((
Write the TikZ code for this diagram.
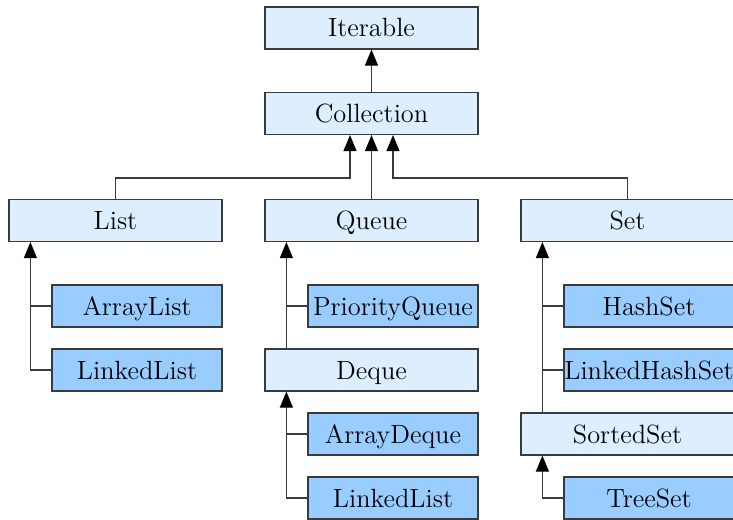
\documentclass[tikz,border=0pt]{standalone}
\usetikzlibrary{arrows.meta,calc}
\definecolor{lightbox}{HTML}{DDEEFF}
\definecolor{darkbox}{HTML}{99CCFF}
\definecolor{edge}{HTML}{3A3A3A}
\begin{document}
\begin{tikzpicture}[x=0.5pt,y=-0.5pt,
  base/.style={draw=edge,line width=0.6pt,inner sep=0pt,minimum height=21pt,
    font=\fontsize{13.2}{16}\selectfont,text height=11pt,text depth=2pt},
  iface/.style={base,fill=lightbox,minimum width=106.5pt},
  impl/.style={base,fill=darkbox,minimum width=85pt},
  conn/.style={draw=edge,line width=0.6pt},
  arr/.style={conn,-{Triangle[length=8pt,width=6.5pt,fill=black,color=black]}}]
\useasboundingbox (0,0) rectangle (733,519);
% interfaces
\node[iface] (iter) at (371.5,28) {Iterable};
\node[iface] (coll) at (371.5,113.5) {Collection};
\node[iface] (list) at (115.5,220.5) {List};
\node[iface] (queue) at (371.5,220.5) {Queue};
\node[iface] (set) at (627.5,220.5) {Set};
\node[iface] (deque) at (371.5,370) {Deque};
\node[iface] (sset) at (627.5,434) {SortedSet};
% implementations
\node[impl] (alist) at (137,306) {ArrayList};
\node[impl] (llist) at (137,370) {LinkedList};
\node[impl] (pq) at (393,306) {PriorityQueue};
\node[impl] (adq) at (393,434) {ArrayDeque};
\node[impl] (llist2) at (393,498) {LinkedList};
\node[impl] (hset) at (649,306) {HashSet};
\node[impl] (lhset) at (649,370) {LinkedHashSet};
\node[impl] (tset) at (649,498) {TreeSet};
% top level
\draw[arr] (coll.north) -- (iter.south);
\draw[arr] (queue.north) -- (coll.south);
\draw[arr] (list.north) -- ++(0,-21) -| ($(coll.south)+(-21.5,0)$);
\draw[arr] (set.north) -- ++(0,-21) -| ($(coll.south)+(21.5,0)$);
% list
\draw[arr] (llist.west) -| ($(list.south west)+(22,0)$);
\draw[conn] (alist.west) -- ++(-21,0);
% queue
\draw[arr] (deque.north west) ++(22,0) -- ($(queue.south west)+(22,0)$);
\draw[conn] (pq.west) -- ++(-21,0);
% deque
\draw[arr] (llist2.west) -| ($(deque.south west)+(22,0)$);
\draw[conn] (adq.west) -- ++(-21,0);
% set
\draw[arr] (sset.north west) ++(22,0) -- ($(set.south west)+(22,0)$);
\draw[conn] (hset.west) -- ++(-21,0);
\draw[conn] (lhset.west) -- ++(-21,0);
% sorted set
\draw[arr] (tset.west) -| ($(sset.south west)+(22,0)$);
\end{tikzpicture}
\end{document}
))
__Aim__
Write out every line above exactly as it is, leaving out the pictures.

__Expected answer__
Write the TikZ code for this diagram.
\documentclass[tikz,border=0pt]{standalone}
\usetikzlibrary{arrows.meta,calc}
\definecolor{lightbox}{HTML}{DDEEFF}
\definecolor{darkbox}{HTML}{99CCFF}
\definecolor{edge}{HTML}{3A3A3A}
\begin{document}
\begin{tikzpicture}[x=0.5pt,y=-0.5pt,
  base/.style={draw=edge,line width=0.6pt,inner sep=0pt,minimum height=21pt,
    font=\fontsize{13.2}{16}\selectfont,text height=11pt,text depth=2pt},
  iface/.style={base,fill=lightbox,minimum width=106.5pt},
  impl/.style={base,fill=darkbox,minimum width=85pt},
  conn/.style={draw=edge,line width=0.6pt},
  arr/.style={conn,-{Triangle[length=8pt,width=6.5pt,fill=black,color=black]}}]
\useasboundingbox (0,0) rectangle (733,519);
% interfaces
\node[iface] (iter) at (371.5,28) {Iterable};
\node[iface] (coll) at (371.5,113.5) {Collection};
\node[iface] (list) at (115.5,220.5) {List};
\node[iface] (queue) at (371.5,220.5) {Queue};
\node[iface] (set) at (627.5,220.5) {Set};
\node[iface] (deque) at (371.5,370) {Deque};
\node[iface] (sset) at (627.5,434) {SortedSet};
% implementations
\node[impl] (alist) at (137,306) {ArrayList};
\node[impl] (llist) at (137,370) {LinkedList};
\node[impl] (pq) at (393,306) {PriorityQueue};
\node[impl] (adq) at (393,434) {ArrayDeque};
\node[impl] (llist2) at (393,498) {LinkedList};
\node[impl] (hset) at (649,306) {HashSet};
\node[impl] (lhset) at (649,370) {LinkedHashSet};
\node[impl] (tset) at (649,498) {TreeSet};
% top level
\draw[arr] (coll.north) -- (iter.south);
\draw[arr] (queue.north) -- (coll.south);
\draw[arr] (list.north) -- ++(0,-21) -| ($(coll.south)+(-21.5,0)$);
\draw[arr] (set.north) -- ++(0,-21) -| ($(coll.south)+(21.5,0)$);
% list
\draw[arr] (llist.west) -| ($(list.south west)+(22,0)$);
\draw[conn] (alist.west) -- ++(-21,0);
% queue
\draw[arr] (deque.north west) ++(22,0) -- ($(queue.south west)+(22,0)$);
\draw[conn] (pq.west) -- ++(-21,0);
% deque
\draw[arr] (llist2.west) -| ($(deque.south west)+(22,0)$);
\draw[conn] (adq.west) -- ++(-21,0);
% set
\draw[arr] (sset.north west) ++(22,0) -- ($(set.south west)+(22,0)$);
\draw[conn] (hset.west) -- ++(-21,0);
\draw[conn] (lhset.west) -- ++(-21,0);
% sorted set
\draw[arr] (tset.west) -| ($(sset.south west)+(22,0)$);
\end{tikzpicture}
\end{document}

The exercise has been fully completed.